____ Data to process

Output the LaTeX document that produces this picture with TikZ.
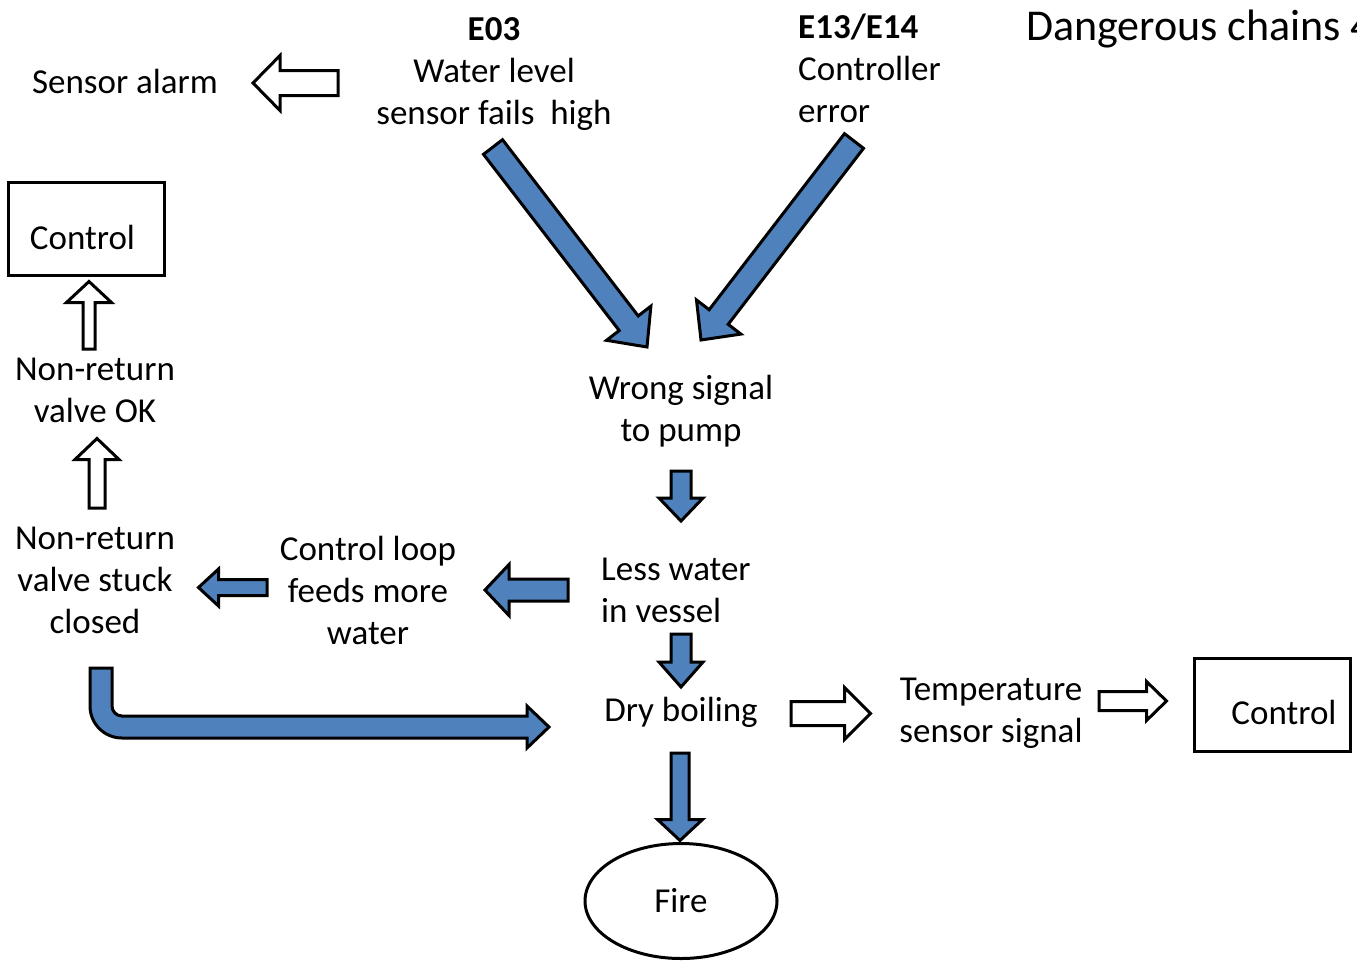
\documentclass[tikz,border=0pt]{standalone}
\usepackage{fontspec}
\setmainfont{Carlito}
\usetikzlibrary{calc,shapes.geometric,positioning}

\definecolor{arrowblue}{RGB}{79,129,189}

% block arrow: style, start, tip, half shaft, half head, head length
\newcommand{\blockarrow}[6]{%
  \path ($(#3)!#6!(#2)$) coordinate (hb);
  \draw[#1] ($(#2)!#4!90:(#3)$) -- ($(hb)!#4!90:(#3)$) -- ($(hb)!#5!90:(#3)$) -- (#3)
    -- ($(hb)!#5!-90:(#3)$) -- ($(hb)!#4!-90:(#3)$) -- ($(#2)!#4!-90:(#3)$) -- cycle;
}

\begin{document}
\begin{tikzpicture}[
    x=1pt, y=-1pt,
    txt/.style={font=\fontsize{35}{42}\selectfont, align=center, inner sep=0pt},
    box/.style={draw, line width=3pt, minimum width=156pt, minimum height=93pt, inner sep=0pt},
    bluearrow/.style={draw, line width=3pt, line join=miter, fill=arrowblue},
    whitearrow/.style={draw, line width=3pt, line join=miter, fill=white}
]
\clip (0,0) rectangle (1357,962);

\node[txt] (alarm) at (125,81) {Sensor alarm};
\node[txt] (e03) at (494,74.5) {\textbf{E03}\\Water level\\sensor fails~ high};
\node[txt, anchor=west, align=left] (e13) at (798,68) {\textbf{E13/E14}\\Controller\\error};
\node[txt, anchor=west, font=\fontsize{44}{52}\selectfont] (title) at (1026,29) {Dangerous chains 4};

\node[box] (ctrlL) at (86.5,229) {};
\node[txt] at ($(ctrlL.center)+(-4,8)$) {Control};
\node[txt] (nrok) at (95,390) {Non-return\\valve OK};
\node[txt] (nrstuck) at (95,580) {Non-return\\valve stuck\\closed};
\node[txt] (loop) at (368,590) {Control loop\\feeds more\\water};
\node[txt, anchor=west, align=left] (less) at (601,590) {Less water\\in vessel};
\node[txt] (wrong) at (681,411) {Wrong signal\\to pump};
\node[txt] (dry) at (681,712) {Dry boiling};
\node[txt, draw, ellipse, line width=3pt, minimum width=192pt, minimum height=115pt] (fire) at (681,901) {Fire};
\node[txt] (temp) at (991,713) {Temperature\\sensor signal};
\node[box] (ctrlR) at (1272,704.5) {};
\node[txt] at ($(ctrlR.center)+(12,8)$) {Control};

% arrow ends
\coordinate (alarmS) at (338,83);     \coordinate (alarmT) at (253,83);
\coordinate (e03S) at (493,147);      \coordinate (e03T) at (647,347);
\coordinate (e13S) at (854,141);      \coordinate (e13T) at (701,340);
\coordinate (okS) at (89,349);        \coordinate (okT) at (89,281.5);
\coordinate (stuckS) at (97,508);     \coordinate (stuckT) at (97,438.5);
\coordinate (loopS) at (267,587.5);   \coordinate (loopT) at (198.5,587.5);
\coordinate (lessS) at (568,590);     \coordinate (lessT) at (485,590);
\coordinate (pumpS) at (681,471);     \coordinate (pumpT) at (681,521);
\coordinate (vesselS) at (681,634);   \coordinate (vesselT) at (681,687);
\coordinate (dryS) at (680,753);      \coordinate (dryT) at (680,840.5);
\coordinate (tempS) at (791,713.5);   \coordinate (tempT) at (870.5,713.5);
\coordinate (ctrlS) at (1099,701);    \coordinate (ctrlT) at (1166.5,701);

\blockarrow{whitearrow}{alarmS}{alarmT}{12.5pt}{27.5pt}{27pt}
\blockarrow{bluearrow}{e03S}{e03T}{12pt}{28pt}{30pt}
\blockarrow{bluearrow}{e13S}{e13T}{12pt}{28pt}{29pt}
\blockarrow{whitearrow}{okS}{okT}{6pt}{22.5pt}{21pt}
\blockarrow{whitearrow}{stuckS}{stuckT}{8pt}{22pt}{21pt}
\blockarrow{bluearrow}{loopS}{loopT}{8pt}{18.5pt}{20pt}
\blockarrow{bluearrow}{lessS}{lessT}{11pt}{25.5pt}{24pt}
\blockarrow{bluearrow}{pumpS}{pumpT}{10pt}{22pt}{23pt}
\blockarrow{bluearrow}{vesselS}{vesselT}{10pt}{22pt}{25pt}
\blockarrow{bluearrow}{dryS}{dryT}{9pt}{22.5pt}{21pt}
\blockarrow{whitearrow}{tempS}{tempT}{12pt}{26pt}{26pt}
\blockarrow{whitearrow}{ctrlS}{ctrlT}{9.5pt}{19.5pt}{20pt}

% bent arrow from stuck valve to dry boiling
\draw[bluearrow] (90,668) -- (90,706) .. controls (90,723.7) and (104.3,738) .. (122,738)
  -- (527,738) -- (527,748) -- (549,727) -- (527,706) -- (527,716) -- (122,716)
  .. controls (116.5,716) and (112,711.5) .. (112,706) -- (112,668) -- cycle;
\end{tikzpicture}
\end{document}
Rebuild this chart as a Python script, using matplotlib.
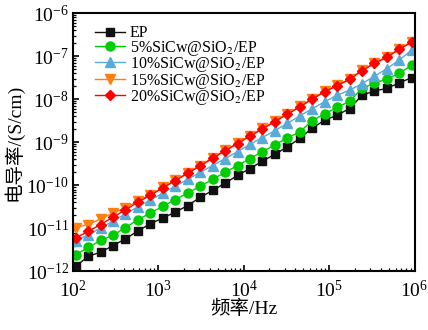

________

Transcribe all of the material exactly, leaving out whatever pictures it contains.

Output the LaTeX document that produces this picture with TikZ.
\documentclass[tikz,border=0pt]{standalone}
\usepackage{fontspec}
\setmainfont{Carlito}
\usetikzlibrary{calc,shapes.geometric,positioning}

\definecolor{arrowblue}{RGB}{79,129,189}

% block arrow: style, start, tip, half shaft, half head, head length
\newcommand{\blockarrow}[6]{%
  \path ($(#3)!#6!(#2)$) coordinate (hb);
  \draw[#1] ($(#2)!#4!90:(#3)$) -- ($(hb)!#4!90:(#3)$) -- ($(hb)!#5!90:(#3)$) -- (#3)
    -- ($(hb)!#5!-90:(#3)$) -- ($(hb)!#4!-90:(#3)$) -- ($(#2)!#4!-90:(#3)$) -- cycle;
}

\begin{document}
\begin{tikzpicture}[
    x=1pt, y=-1pt,
    txt/.style={font=\fontsize{35}{42}\selectfont, align=center, inner sep=0pt},
    box/.style={draw, line width=3pt, minimum width=156pt, minimum height=93pt, inner sep=0pt},
    bluearrow/.style={draw, line width=3pt, line join=miter, fill=arrowblue},
    whitearrow/.style={draw, line width=3pt, line join=miter, fill=white}
]
\clip (0,0) rectangle (1357,962);

\node[txt] (alarm) at (125,81) {Sensor alarm};
\node[txt] (e03) at (494,74.5) {\textbf{E03}\\Water level\\sensor fails~ high};
\node[txt, anchor=west, align=left] (e13) at (798,68) {\textbf{E13/E14}\\Controller\\error};
\node[txt, anchor=west, font=\fontsize{44}{52}\selectfont] (title) at (1026,29) {Dangerous chains 4};

\node[box] (ctrlL) at (86.5,229) {};
\node[txt] at ($(ctrlL.center)+(-4,8)$) {Control};
\node[txt] (nrok) at (95,390) {Non-return\\valve OK};
\node[txt] (nrstuck) at (95,580) {Non-return\\valve stuck\\closed};
\node[txt] (loop) at (368,590) {Control loop\\feeds more\\water};
\node[txt, anchor=west, align=left] (less) at (601,590) {Less water\\in vessel};
\node[txt] (wrong) at (681,411) {Wrong signal\\to pump};
\node[txt] (dry) at (681,712) {Dry boiling};
\node[txt, draw, ellipse, line width=3pt, minimum width=192pt, minimum height=115pt] (fire) at (681,901) {Fire};
\node[txt] (temp) at (991,713) {Temperature\\sensor signal};
\node[box] (ctrlR) at (1272,704.5) {};
\node[txt] at ($(ctrlR.center)+(12,8)$) {Control};

% arrow ends
\coordinate (alarmS) at (338,83);     \coordinate (alarmT) at (253,83);
\coordinate (e03S) at (493,147);      \coordinate (e03T) at (647,347);
\coordinate (e13S) at (854,141);      \coordinate (e13T) at (701,340);
\coordinate (okS) at (89,349);        \coordinate (okT) at (89,281.5);
\coordinate (stuckS) at (97,508);     \coordinate (stuckT) at (97,438.5);
\coordinate (loopS) at (267,587.5);   \coordinate (loopT) at (198.5,587.5);
\coordinate (lessS) at (568,590);     \coordinate (lessT) at (485,590);
\coordinate (pumpS) at (681,471);     \coordinate (pumpT) at (681,521);
\coordinate (vesselS) at (681,634);   \coordinate (vesselT) at (681,687);
\coordinate (dryS) at (680,753);      \coordinate (dryT) at (680,840.5);
\coordinate (tempS) at (791,713.5);   \coordinate (tempT) at (870.5,713.5);
\coordinate (ctrlS) at (1099,701);    \coordinate (ctrlT) at (1166.5,701);

\blockarrow{whitearrow}{alarmS}{alarmT}{12.5pt}{27.5pt}{27pt}
\blockarrow{bluearrow}{e03S}{e03T}{12pt}{28pt}{30pt}
\blockarrow{bluearrow}{e13S}{e13T}{12pt}{28pt}{29pt}
\blockarrow{whitearrow}{okS}{okT}{6pt}{22.5pt}{21pt}
\blockarrow{whitearrow}{stuckS}{stuckT}{8pt}{22pt}{21pt}
\blockarrow{bluearrow}{loopS}{loopT}{8pt}{18.5pt}{20pt}
\blockarrow{bluearrow}{lessS}{lessT}{11pt}{25.5pt}{24pt}
\blockarrow{bluearrow}{pumpS}{pumpT}{10pt}{22pt}{23pt}
\blockarrow{bluearrow}{vesselS}{vesselT}{10pt}{22pt}{25pt}
\blockarrow{bluearrow}{dryS}{dryT}{9pt}{22.5pt}{21pt}
\blockarrow{whitearrow}{tempS}{tempT}{12pt}{26pt}{26pt}
\blockarrow{whitearrow}{ctrlS}{ctrlT}{9.5pt}{19.5pt}{20pt}

% bent arrow from stuck valve to dry boiling
\draw[bluearrow] (90,668) -- (90,706) .. controls (90,723.7) and (104.3,738) .. (122,738)
  -- (527,738) -- (527,748) -- (549,727) -- (527,706) -- (527,716) -- (122,716)
  .. controls (116.5,716) and (112,711.5) .. (112,706) -- (112,668) -- cycle;
\end{tikzpicture}
\end{document}
Rebuild this chart as a Python script, using matplotlib.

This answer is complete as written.